Erhürman da yaptığı açıklamada, federasyondan yana bir tavrının olduğunu ifade etmeden, ancak eşit, egemen iki devleti de vurgulamadan, ortaya koyacağı şartların kabul görmesi hailinde müzakerelerin başlayabileceğini beyan etmiş, ancak Türkiye’yle de tam bir dayanışma içinde olacağını, istişare etmeden bir girişimde bulunmayacağını da açıklıkla ortaya koymuştur. Erhürman da halkın kendisini Federasyon olsun diye değil, iyi yönetim olsun diye tercih ettiğinin farkındadır.

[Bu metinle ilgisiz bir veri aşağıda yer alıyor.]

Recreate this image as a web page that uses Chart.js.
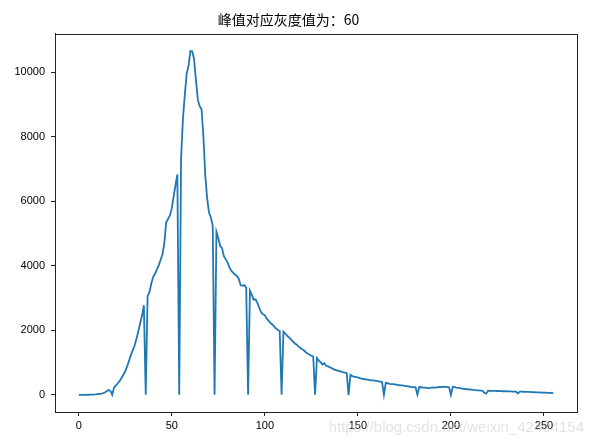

Bu durumda Türkiye’nin de uzun bir süredir üzerinde durduğu KKTC’nin eşit, egemen iki devletli statüsünün ve uluslararası ortamda tanınması gayretlerinin devam edeceği, Erhürman’ın da Cumhurbaşkanı olduğu, bağımsız, egemen bir devlet olan KKTC’nin varlığı ve uluslararası ortamda tescili için feragatle çalışacağı beklenmekte ve inanılmaktadır. Dış mihrakların ellerini ovuşturarak bekledikleri, Kıbrıs’ı Rumlaştırma umutları boşa çıkarılmalıdır.
***
Türkiye de, içeride ve dışarıda, varlığını, bütünlüğünü, üniter, demokratik, sosyal ve laik hukuk devletini, güvenliğini, çıkarlarını ve ATATÜRK Milliyetçiliğini esas alan Türk Milleti yapısını korumaya yönelik her türlü tedbiri almalı, dış mihraklara fırsat vermemelidir.
KTC (Kıbrıs Türk Cumhuriyeti) de aynı esaslarla hareket etmelidir.